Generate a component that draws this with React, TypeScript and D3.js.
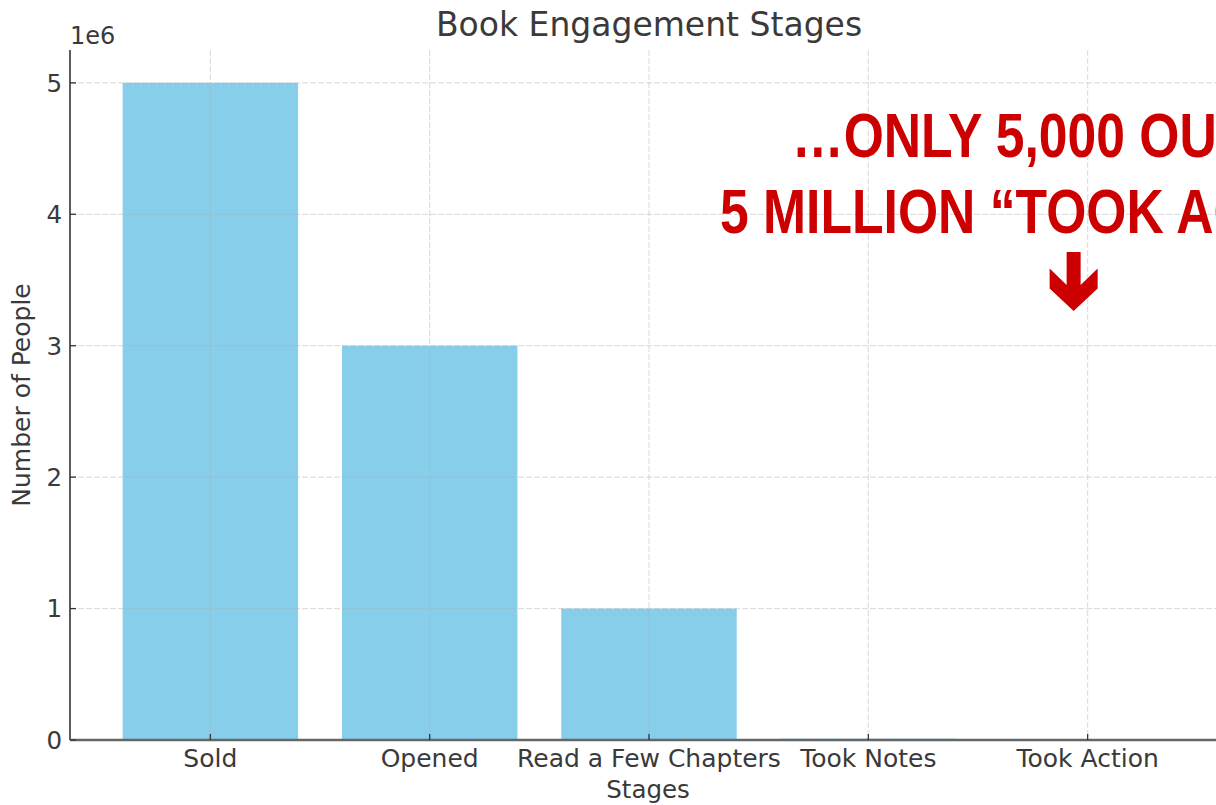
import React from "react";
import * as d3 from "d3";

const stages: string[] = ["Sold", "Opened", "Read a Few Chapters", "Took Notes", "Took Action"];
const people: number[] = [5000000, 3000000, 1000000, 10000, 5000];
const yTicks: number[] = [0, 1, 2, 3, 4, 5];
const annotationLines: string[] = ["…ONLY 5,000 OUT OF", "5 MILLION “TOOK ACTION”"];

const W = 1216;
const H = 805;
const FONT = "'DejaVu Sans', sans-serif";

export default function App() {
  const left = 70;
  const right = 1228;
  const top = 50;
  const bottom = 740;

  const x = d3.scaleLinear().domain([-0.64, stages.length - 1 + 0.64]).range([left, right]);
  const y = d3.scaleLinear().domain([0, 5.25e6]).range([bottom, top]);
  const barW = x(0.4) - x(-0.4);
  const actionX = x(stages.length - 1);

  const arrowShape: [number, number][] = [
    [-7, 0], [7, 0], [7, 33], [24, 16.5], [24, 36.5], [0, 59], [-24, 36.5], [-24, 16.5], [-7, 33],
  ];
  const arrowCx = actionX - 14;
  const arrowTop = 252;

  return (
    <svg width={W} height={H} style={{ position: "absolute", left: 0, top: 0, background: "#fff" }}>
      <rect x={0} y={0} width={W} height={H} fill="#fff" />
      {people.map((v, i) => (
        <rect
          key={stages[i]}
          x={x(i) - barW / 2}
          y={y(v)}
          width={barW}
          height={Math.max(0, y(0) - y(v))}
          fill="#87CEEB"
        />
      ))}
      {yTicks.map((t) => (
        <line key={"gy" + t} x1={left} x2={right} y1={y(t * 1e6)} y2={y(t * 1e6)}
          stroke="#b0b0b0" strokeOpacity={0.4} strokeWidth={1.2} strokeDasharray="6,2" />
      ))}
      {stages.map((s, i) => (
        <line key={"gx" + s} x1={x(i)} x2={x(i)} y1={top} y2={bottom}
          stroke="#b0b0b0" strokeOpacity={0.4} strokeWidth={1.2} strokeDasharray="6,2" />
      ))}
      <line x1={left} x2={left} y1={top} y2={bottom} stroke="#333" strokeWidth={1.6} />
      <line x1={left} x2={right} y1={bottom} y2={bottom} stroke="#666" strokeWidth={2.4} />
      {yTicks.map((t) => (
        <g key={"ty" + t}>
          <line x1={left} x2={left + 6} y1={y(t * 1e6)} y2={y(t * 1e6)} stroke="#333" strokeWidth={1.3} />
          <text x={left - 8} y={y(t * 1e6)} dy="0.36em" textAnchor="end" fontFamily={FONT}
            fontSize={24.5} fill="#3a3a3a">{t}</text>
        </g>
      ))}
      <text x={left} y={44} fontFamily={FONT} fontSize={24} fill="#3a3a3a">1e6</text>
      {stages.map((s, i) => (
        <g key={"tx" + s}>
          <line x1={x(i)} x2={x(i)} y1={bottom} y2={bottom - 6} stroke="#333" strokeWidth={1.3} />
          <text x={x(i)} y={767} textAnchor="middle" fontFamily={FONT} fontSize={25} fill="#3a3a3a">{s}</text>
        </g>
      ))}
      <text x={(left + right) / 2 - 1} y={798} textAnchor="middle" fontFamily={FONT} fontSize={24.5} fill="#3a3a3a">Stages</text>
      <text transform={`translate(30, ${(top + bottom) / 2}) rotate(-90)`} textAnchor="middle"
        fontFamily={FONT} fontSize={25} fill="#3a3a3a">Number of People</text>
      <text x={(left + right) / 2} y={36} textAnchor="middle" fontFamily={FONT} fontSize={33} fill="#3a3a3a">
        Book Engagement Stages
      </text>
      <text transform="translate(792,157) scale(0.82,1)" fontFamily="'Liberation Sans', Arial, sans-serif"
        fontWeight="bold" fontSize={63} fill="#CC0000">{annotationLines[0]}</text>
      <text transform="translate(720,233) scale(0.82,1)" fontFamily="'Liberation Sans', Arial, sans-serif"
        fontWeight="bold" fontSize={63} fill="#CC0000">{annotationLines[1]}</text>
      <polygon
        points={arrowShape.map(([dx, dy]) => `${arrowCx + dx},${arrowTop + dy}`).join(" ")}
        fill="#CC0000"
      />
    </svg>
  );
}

※

§ Task goal:
Give again, word for word, every line from the top of the data through the line with "import * as", both ends included, and exclude the pictures.

§ Result:
Generate a component that draws this with React, TypeScript and D3.js.
import React from "react";
import * as d3 from "d3";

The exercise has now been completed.